# START OF Raw data
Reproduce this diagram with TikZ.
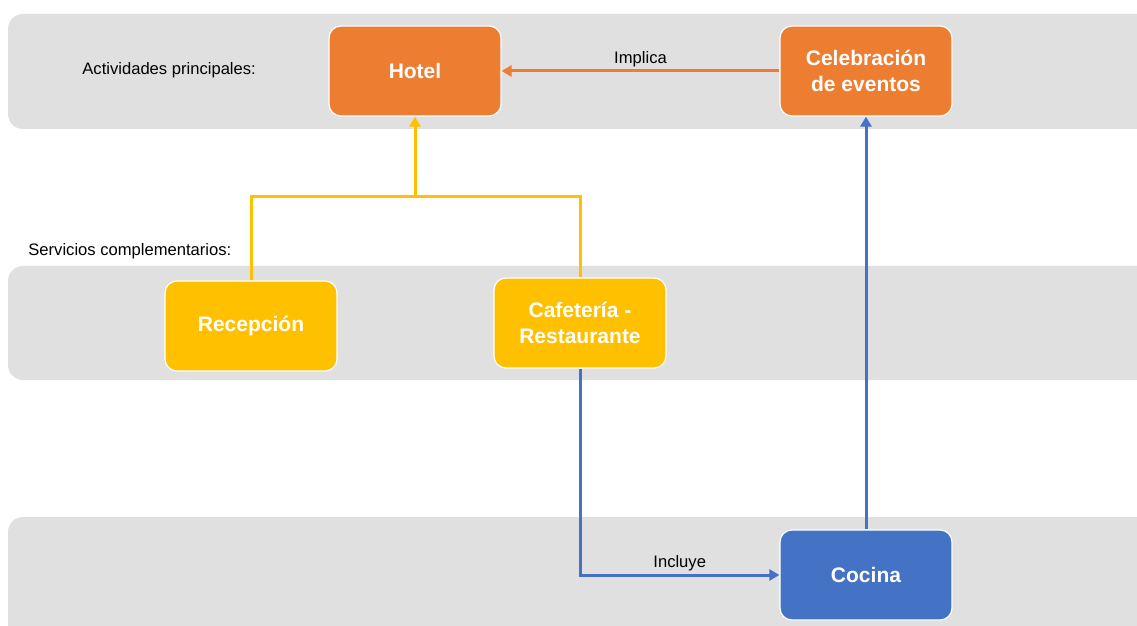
\documentclass[tikz,border=0pt]{standalone}
\usepackage{fontspec}
\setmainfont{Liberation Sans}
\usetikzlibrary{arrows.meta}
\definecolor{bandgrey}{RGB}{224,224,224}
\definecolor{actorange}{RGB}{237,125,49}
\definecolor{servyellow}{RGB}{255,192,0}
\definecolor{cocblue}{RGB}{68,114,196}
\begin{document}
\begin{tikzpicture}[
    x=0.5pt, y=-0.5pt,
    every node/.style={font=\fontsize{8.3pt}{10pt}\selectfont},
    band/.style={fill=bandgrey,rounded corners=7.5pt},
    box/.style={draw=white,line width=0.6pt,rounded corners=6pt,
        minimum width=86pt,minimum height=45pt,align=center,text=white,
        font=\fontsize{10.5pt}{12.8pt}\selectfont\bfseries},
    act/.style={box,fill=actorange},
    serv/.style={box,fill=servyellow},
    coc/.style={box,fill=cocblue},
    oline/.style={draw=actorange,line width=1.5pt},
    yline/.style={draw=servyellow,line width=1.5pt},
    bline/.style={draw=cocblue,line width=1.5pt},
    tip/.style={-{Triangle[length=5pt,width=5.5pt]}},
    lbl/.style={text=black,inner sep=1.5pt}
]
\useasboundingbox (0,0) rectangle (1137,626);
\clip (0,0) rectangle (1137,626);

\path [band] (8, 14) rectangle (1170, 129);
\path [band] (8,266) rectangle (1170, 380);
\path [band] (8,517) rectangle (1170, 660);

\node [anchor=west,inner sep=0] (actlbl)  at (82, 70) {Actividades principales:};
\node [anchor=west,inner sep=0] (servlbl) at (28,251) {Servicios complementarios:};

\node [act]  (hotel)  at (415, 71) {Hotel};
\node [act]  (celeb)  at (866, 71) {Celebración\\de eventos};
\node [serv] (recep)  at (251,326) {Recepción};
\node [serv] (cafe)   at (580,323) {Cafetería -\\Restaurante};
\node [coc]  (cocina) at (866,575) {Cocina};

\coordinate (jn) at (415,197);

\draw [oline,tip] (celeb.west) -- (hotel.east)
    node [midway,above,lbl] (implica) {Implica};
\draw [yline] (recep.north) |- (jn);
\draw [yline] (cafe.north) |- (jn);
\draw [yline,tip] (jn) -- (hotel.south);
\draw [bline,tip] (cafe.south) |- (cocina.west)
    node [pos=0.75,above,lbl] (incluye) {Incluye};
\draw [bline,tip] (cocina.north) -- (celeb.south);

\end{tikzpicture}
\end{document}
# END OF Raw data
Set down the complete material exactly, but do not include the images.

▶ Solution for this problem:
Reproduce this diagram with TikZ.
\documentclass[tikz,border=0pt]{standalone}
\usepackage{fontspec}
\setmainfont{Liberation Sans}
\usetikzlibrary{arrows.meta}
\definecolor{bandgrey}{RGB}{224,224,224}
\definecolor{actorange}{RGB}{237,125,49}
\definecolor{servyellow}{RGB}{255,192,0}
\definecolor{cocblue}{RGB}{68,114,196}
\begin{document}
\begin{tikzpicture}[
    x=0.5pt, y=-0.5pt,
    every node/.style={font=\fontsize{8.3pt}{10pt}\selectfont},
    band/.style={fill=bandgrey,rounded corners=7.5pt},
    box/.style={draw=white,line width=0.6pt,rounded corners=6pt,
        minimum width=86pt,minimum height=45pt,align=center,text=white,
        font=\fontsize{10.5pt}{12.8pt}\selectfont\bfseries},
    act/.style={box,fill=actorange},
    serv/.style={box,fill=servyellow},
    coc/.style={box,fill=cocblue},
    oline/.style={draw=actorange,line width=1.5pt},
    yline/.style={draw=servyellow,line width=1.5pt},
    bline/.style={draw=cocblue,line width=1.5pt},
    tip/.style={-{Triangle[length=5pt,width=5.5pt]}},
    lbl/.style={text=black,inner sep=1.5pt}
]
\useasboundingbox (0,0) rectangle (1137,626);
\clip (0,0) rectangle (1137,626);

\path [band] (8, 14) rectangle (1170, 129);
\path [band] (8,266) rectangle (1170, 380);
\path [band] (8,517) rectangle (1170, 660);

\node [anchor=west,inner sep=0] (actlbl)  at (82, 70) {Actividades principales:};
\node [anchor=west,inner sep=0] (servlbl) at (28,251) {Servicios complementarios:};

\node [act]  (hotel)  at (415, 71) {Hotel};
\node [act]  (celeb)  at (866, 71) {Celebración\\de eventos};
\node [serv] (recep)  at (251,326) {Recepción};
\node [serv] (cafe)   at (580,323) {Cafetería -\\Restaurante};
\node [coc]  (cocina) at (866,575) {Cocina};

\coordinate (jn) at (415,197);

\draw [oline,tip] (celeb.west) -- (hotel.east)
    node [midway,above,lbl] (implica) {Implica};
\draw [yline] (recep.north) |- (jn);
\draw [yline] (cafe.north) |- (jn);
\draw [yline,tip] (jn) -- (hotel.south);
\draw [bline,tip] (cafe.south) |- (cocina.west)
    node [pos=0.75,above,lbl] (incluye) {Incluye};
\draw [bline,tip] (cocina.north) -- (celeb.south);

\end{tikzpicture}
\end{document}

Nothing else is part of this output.